La voix nue
Je suis une perfectionniste depuis toujours, ce qui a pour inconvénient notable d'accroître considérablement mes difficultés chaque fois que je débute complètement quelque part. Pour contrer un peu cela et me permettre de commencer à zéro avant de progresser, à chaque célébration de ma naissance, je me vois lancée dans un nouveau défi à accomplir pour l'anniversaire suivant, afin de me forcer à sortir de ma zone de confort et en assumer le résultat même très imparfait.

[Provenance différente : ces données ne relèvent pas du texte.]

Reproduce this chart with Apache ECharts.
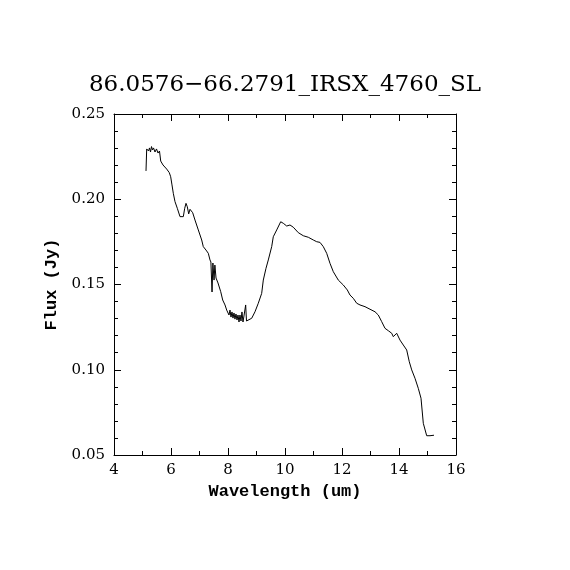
<!DOCTYPE html>
<html>
<head>
<meta charset="utf-8">
<script src="https://cdn.jsdelivr.net/npm/echarts@6/dist/echarts.min.js"></script>
<style>html,body{margin:0;padding:0;background:#fff}#c{width:570px;height:570px}</style>
</head>
<body>
<div id="c"></div>
<script>
const titleText = "86.0576\u221266.2791_IRSX_4760_SL";
const xName = "Wavelength (um)";
const yName = "Flux (Jy)";
const wavelength = [5.123,5.147,5.175,5.211,5.246,5.281,5.316,5.351,5.386,5.439,5.491,5.544,5.596,5.639,5.684,5.719,5.789,5.849,5.940,5.989,6.035,6.081,6.140,6.221,6.316,6.432,6.481,6.526,6.572,6.621,6.667,6.761,6.842,6.958,7.077,7.133,7.228,7.309,7.368,7.40,7.44,7.47,7.51,7.54,7.58,7.649,7.744,7.814,7.895,7.954,8.00,8.035,8.07,8.105,8.14,8.175,8.21,8.245,8.28,8.316,8.351,8.386,8.42,8.456,8.49,8.526,8.56,8.62,8.649,8.712,8.832,8.947,9.063,9.182,9.239,9.333,9.414,9.533,9.589,9.709,9.849,9.940,10.0,10.060,10.175,10.291,10.467,10.642,10.818,10.993,11.112,11.228,11.344,11.463,11.579,11.695,11.870,12.046,12.186,12.281,12.396,12.516,12.632,12.807,12.982,13.158,13.274,13.393,13.509,13.625,13.744,13.800,13.919,14.035,14.151,14.270,14.361,14.446,14.561,14.677,14.772,14.853,14.972,15.088,15.158,15.228];
const flux = [0.2166,0.2295,0.2306,0.2283,0.2301,0.2277,0.2309,0.2289,0.2301,0.2277,0.2295,0.2271,0.2283,0.2224,0.2230,0.2201,0.2195,0.2177,0.2156,0.2132,0.2084,0.2035,0.1986,0.1947,0.1898,0.1898,0.1947,0.1976,0.1956,0.1914,0.1941,0.1921,0.1878,0.1820,0.1761,0.1722,0.1702,0.1683,0.1644,0.1632,0.1456,0.1626,0.1526,0.1614,0.1538,0.1509,0.1458,0.1409,0.1380,0.1350,0.1356,0.1321,0.1350,0.1309,0.1339,0.1303,0.1333,0.1297,0.1327,0.1292,0.1321,0.1280,0.1321,0.1286,0.1339,0.1280,0.1315,0.1380,0.1286,0.1292,0.1302,0.1340,0.1390,0.1448,0.1526,0.1595,0.1644,0.1722,0.1780,0.1820,0.1868,0.1859,0.1849,0.1843,0.1849,0.1836,0.1804,0.1786,0.1777,0.1761,0.1751,0.1747,0.1722,0.1683,0.1624,0.1575,0.1526,0.1497,0.1468,0.1438,0.1419,0.1390,0.1380,0.1370,0.1355,0.1340,0.1321,0.1282,0.1243,0.1229,0.1214,0.1194,0.1214,0.1174,0.1145,0.1116,0.1047,0.0999,0.0950,0.0891,0.0833,0.0686,0.0613,0.0613,0.0623,0.0616];
const xTicks = [4,6,8,10,12,14,16];
const yTicks = [0.05,0.10,0.15,0.20,0.25];

const font = "DejaVu Serif";
const nameFont = {fontFamily:"Liberation Mono", fontSize:17, fontWeight:'bold', color:'#000'};
const points = wavelength.map((w,i)=>[w, flux[i]]);
const line = {color:'#000', width:1};
function xAxisDef(pos, show){
  return {type:'value', position:pos, min:xTicks[0], max:xTicks[xTicks.length-1], interval:2,
    name: show?xName:'', nameLocation:'middle', nameGap:28,
    nameTextStyle:nameFont,
    axisLine:{show:true, onZero:false, lineStyle:line},
    axisTick:{show:true, inside:true, length:7, lineStyle:line},
    minorTick:{show:true, splitNumber:2, length:4, lineStyle:line},
    splitLine:{show:false},
    axisLabel:{show:show, margin:8, fontFamily:font, fontSize:15, color:'#000'}};
}
function yAxisDef(pos, show){
  return {type:'value', position:pos, min:yTicks[0], max:yTicks[yTicks.length-1], interval:0.05,
    name: show?yName:'', nameLocation:'middle', nameGap:52, nameRotate:90,
    nameTextStyle:nameFont,
    axisLine:{show:true, onZero:false, lineStyle:line},
    axisTick:{show:true, inside:true, length:7, lineStyle:line},
    minorTick:{show:true, splitNumber:5, length:4, lineStyle:line},
    splitLine:{show:false},
    axisLabel:{show:show, margin:9, fontFamily:font, fontSize:15, color:'#000',
      formatter:v=>v.toFixed(2)}};
}
const chart = echarts.init(document.getElementById('c'), null, {renderer:'canvas'});
chart.setOption({
  animation:false,
  backgroundColor:'#fff',
  title:{text:titleText, left:'center', top:69,
    textStyle:{fontFamily:font, fontSize:23, fontWeight:'normal', color:'#000'}},
  grid:{left:114, right:114, top:114, bottom:115, containLabel:false},
  xAxis:[xAxisDef('bottom', true), xAxisDef('top', false)],
  yAxis:[yAxisDef('left', true), yAxisDef('right', false)],
  series:[{type:'line', data:points, showSymbol:false, symbol:'none',
    lineStyle:{color:'#000', width:1}, xAxisIndex:0, yAxisIndex:0}]
});
</script>
</body>
</html>
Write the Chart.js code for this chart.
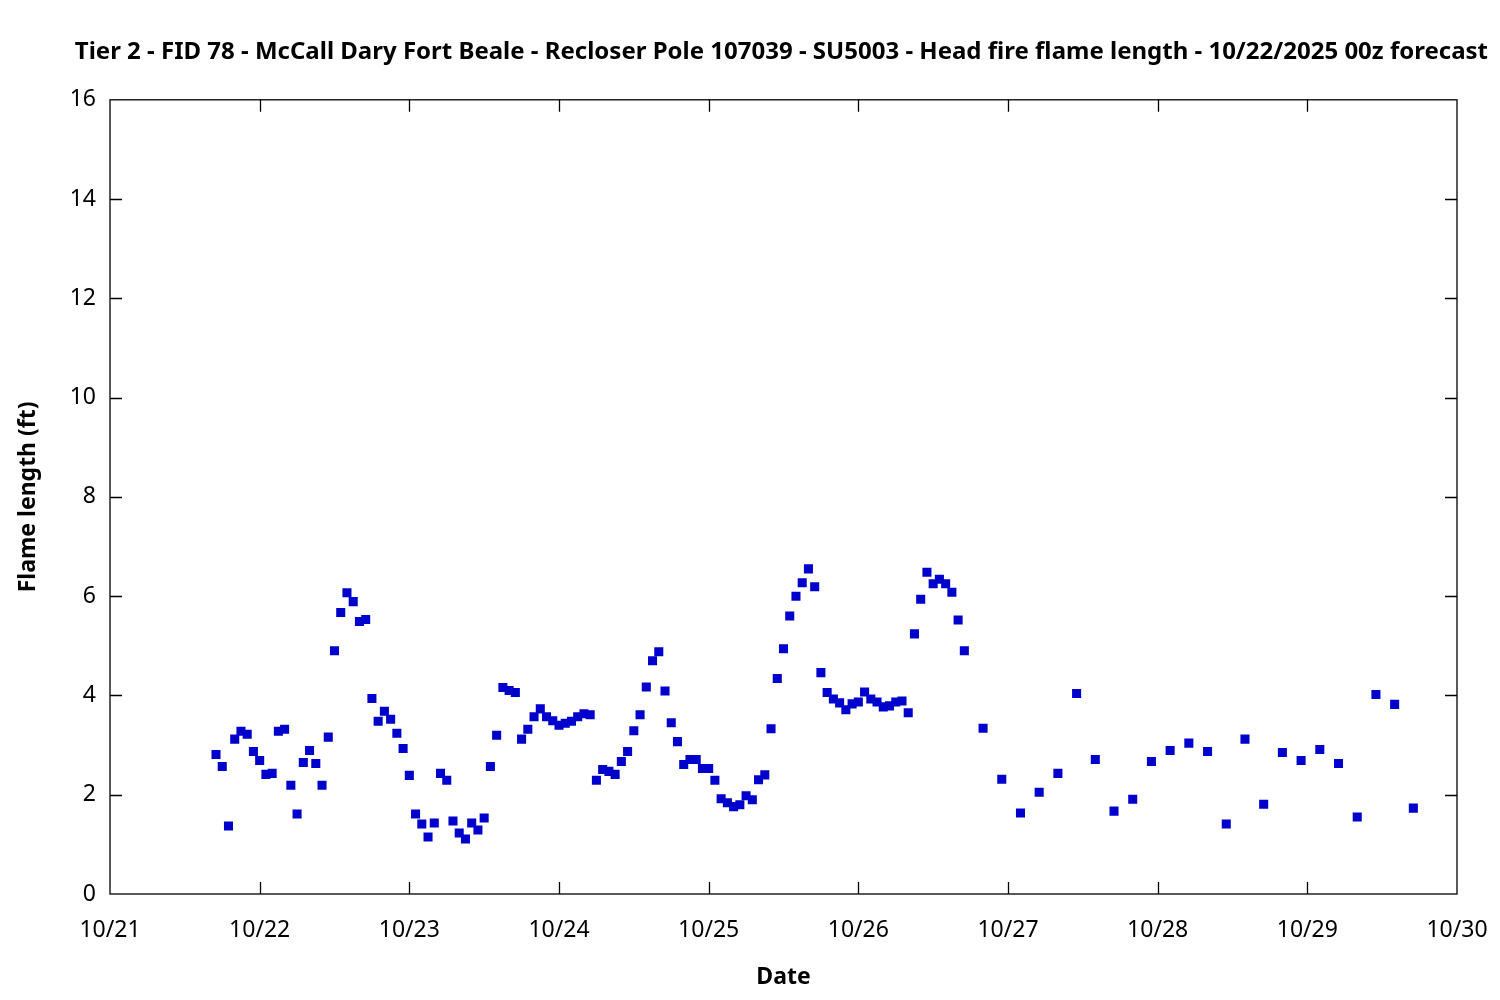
<!DOCTYPE html>
<html>
<head>
<meta charset="utf-8">
<script src="https://cdn.jsdelivr.net/npm/chart.js@4/dist/chart.umd.min.js"></script>
<style>
  body { margin: 0; background: #fff; }
  canvas { display: block; }
</style>
</head>
<body>
<canvas id="myChart" width="1500" height="1000"></canvas>
<script>
// hours since 10/21 00z
var hours = [17, 18, 19, 20, 21, 22, 23, 24, 25, 26, 27, 28, 29, 30, 31, 32, 33, 34, 35, 36,
  37, 38, 39, 40, 41, 42, 43, 44, 45, 46, 47, 48, 49, 50, 51, 52, 53, 54, 55, 56,
  57, 58, 59, 60, 61, 62, 63, 64, 65, 66, 67, 68, 69, 70, 71, 72, 73, 74, 75, 76,
  77, 78, 79, 80, 81, 82, 83, 84, 85, 86, 87, 88, 89, 90, 91, 92, 93, 94, 95, 96,
  97, 98, 99, 100, 101, 102, 103, 104, 105, 106, 107, 108, 109, 110, 111, 112, 113, 114, 115, 116,
  117, 118, 119, 120, 121, 122, 123, 124, 125, 126, 127, 128, 129, 130, 131, 132, 133, 134, 135, 136,
  137, 140, 143, 146, 149, 152, 155, 158, 161, 164, 167, 170, 173, 176, 179, 182, 185, 188, 191, 194,
  197, 200, 203, 206, 209]

// flame length (ft)
var flame = [2.81, 2.57, 1.37, 3.12, 3.28, 3.22, 2.87, 2.69, 2.41, 2.43, 3.28, 3.32, 2.19, 1.61, 2.65, 2.89, 2.63, 2.19, 3.16, 4.90,
  5.67, 6.07, 5.89, 5.49, 5.53, 3.94, 3.48, 3.68, 3.52, 3.24, 2.93, 2.39, 1.61, 1.41, 1.15, 1.43, 2.43, 2.29, 1.47, 1.23,
  1.11, 1.43, 1.29, 1.53, 2.57, 3.20, 4.16, 4.10, 4.06, 3.12, 3.32, 3.57, 3.73, 3.57, 3.49, 3.40, 3.44, 3.48, 3.57, 3.63,
  3.61, 2.29, 2.51, 2.47, 2.41, 2.67, 2.87, 3.29, 3.61, 4.17, 4.70, 4.88, 4.09, 3.45, 3.07, 2.61, 2.71, 2.71, 2.53, 2.53,
  2.29, 1.92, 1.84, 1.76, 1.80, 1.98, 1.90, 2.30, 2.40, 3.33, 4.34, 4.94, 5.60, 6.00, 6.27, 6.55, 6.19, 4.46, 4.06, 3.93,
  3.85, 3.71, 3.83, 3.87, 4.07, 3.93, 3.87, 3.77, 3.79, 3.87, 3.89, 3.65, 5.24, 5.94, 6.48, 6.25, 6.34, 6.25, 6.08, 5.52,
  4.90, 3.34, 2.31, 1.63, 2.05, 2.43, 4.04, 2.71, 1.67, 1.91, 2.67, 2.89, 3.04, 2.87, 1.41, 3.12, 1.81, 2.85, 2.69, 2.91,
  2.63, 1.55, 4.02, 3.82, 1.73]

var dayLabels = ['10/21', '10/22', '10/23', '10/24', '10/25', '10/26', '10/27', '10/28', '10/29', '10/30']
var yTicks = [0, 2, 4, 6, 8, 10, 12, 14, 16]

var titleText = 'Tier 2 - FID 78 - McCall Dary Fort Beale - Recloser Pole 107039 - SU5003 - Head fire flame length - 10/22/2025 00z forecast'

var points = []
for (var i = 0; i < hours.length; i++) {
  points.push({ x: hours[i], y: flame[i] })
}

// gnuplot style border with inward ticks on all four sides
var frame = {
  id: 'frame',
  afterDraw: function(chart) {
    var ctx = chart.ctx
    var a = chart.chartArea
    var xs = chart.scales.x
    var ys = chart.scales.y
    var len = 12
    ctx.save()
    ctx.strokeStyle = '#000'
    ctx.lineWidth = 1.3
    ctx.strokeRect(a.left, a.top, a.right - a.left, a.bottom - a.top)
    ctx.beginPath()
    for (var d = 1; d < dayLabels.length - 1; d++) {
      var px = Math.round(xs.getPixelForValue(d * 24)) + 0.5
      ctx.moveTo(px, a.bottom); ctx.lineTo(px, a.bottom - len)
      ctx.moveTo(px, a.top); ctx.lineTo(px, a.top + len)
    }
    for (var k = 1; k < yTicks.length - 1; k++) {
      var py = Math.round(ys.getPixelForValue(yTicks[k])) + 0.5
      ctx.moveTo(a.left, py); ctx.lineTo(a.left + len, py)
      ctx.moveTo(a.right, py); ctx.lineTo(a.right - len, py)
    }
    ctx.stroke()
    ctx.restore()
  }
}

var ctx = document.getElementById('myChart').getContext('2d')
var chart = new Chart(ctx, {
  type: 'scatter',
  data: {
    datasets: [{
      data: points,
      pointStyle: 'rect',
      pointRadius: 6.4,
      pointHoverRadius: 6.4,
      borderWidth: 0,
      backgroundColor: 'rgb(0, 0, 204)',
      borderColor: 'rgb(0, 0, 204)'
    }]
  },
  options: {
    responsive: false,
    animation: false,
    devicePixelRatio: 1,
    layout: { padding: { left: 0, right: 12, top: 0, bottom: 0 } },
    plugins: {
      legend: { display: false },
      tooltip: { enabled: false },
      title: {
        display: true,
        align: 'end',
        text: titleText,
        color: '#000',
        font: { family: 'Noto Sans', size: 24, weight: 'bold' },
        padding: { top: 38, bottom: 33 }
      }
    },
    scales: {
      x: {
        type: 'linear',
        min: 0,
        max: 216,
        grid: { display: false, drawTicks: false, tickLength: 0 },
        border: { display: false },
        ticks: {
          stepSize: 24,
          autoSkip: false,
          maxRotation: 0,
          padding: 23,
          color: '#000',
          font: { family: 'Noto Sans', size: 23 },
          callback: function(v) { return dayLabels[v / 24] }
        },
        title: {
          display: true,
          text: 'Date',
          color: '#000',
          font: { family: 'Noto Sans', size: 23, weight: 'bold' },
          padding: { top: 4, bottom: 9 }
        },
        afterFit: function(scale) {
          scale.height = 106
          scale.paddingLeft = 0
          scale.paddingRight = 0
        }
      },
      y: {
        min: 0,
        max: 16,
        grid: { display: false, drawTicks: false, tickLength: 0 },
        border: { display: false },
        ticks: {
          stepSize: 2,
          padding: 14,
          color: '#000',
          font: { family: 'Noto Sans', size: 23 }
        },
        title: {
          display: true,
          text: 'Flame length (ft)',
          color: '#000',
          font: { family: 'Noto Sans', size: 23, weight: 'bold' },
          padding: { top: 15, bottom: 0 }
        },
        afterFit: function(scale) {
          scale.width = 110
          scale.paddingTop = 0
          scale.paddingBottom = 0
        }
      },
      // empty right margin so the plot ends where the reference does
      yRight: {
        position: 'right',
        min: 0,
        max: 16,
        grid: { display: false, drawTicks: false },
        border: { display: false },
        ticks: { display: false },
        afterFit: function(scale) {
          scale.width = 31
          scale.paddingTop = 0
          scale.paddingBottom = 0
        }
      }
    }
  },
  plugins: [frame]
})
</script>
</body>
</html>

Pour mes 31 ans, il s'agissait de me filmer, peu importe le sujet. J'avais alors montré une vidéo de moi jouant l'Arabesque n°1 de Claude Debussy au piano.
Cette année, pour mes 32 ans, il s'agissait de monter une vidéo, peu importe la manipulation de montage tant que cela dépassait le fait de sélectionner le début et la fin du fichier.
J'ai eu l'idée en nettoyant ma salle de bain inutilement spacieuse, de faire un montage devant son joli miroir, avec mon propre reflet qui chanterait une deuxième voix.
J'ai repris "Golden Green" d'Agnes Obel, qui chante la mélancolie comme personne.
Evidemment, je vois déjà énormément de défauts, à commencer par l'exposition changeante entre les deux prises. J'ai donc ajouté une petite retouche de colorimétrie au passage, ce qui m'a rassurée sur l'accessibilité de la discipline pour mon petit cerveau.
Le plus difficile a été d'exposer ma voix. Elle est ce que je considère de plus intime, comme si elle pouvait trahir mes pensées et mes émotions les plus profondément enfouies. Je me suis parfois filmée avec le téléphone, en m'accompagnant au piano ; le chant a capella m'a demandé davantage de courage et de lâcher prise, mais je commence à apprécier mes progrès en écoutant ma voix nue.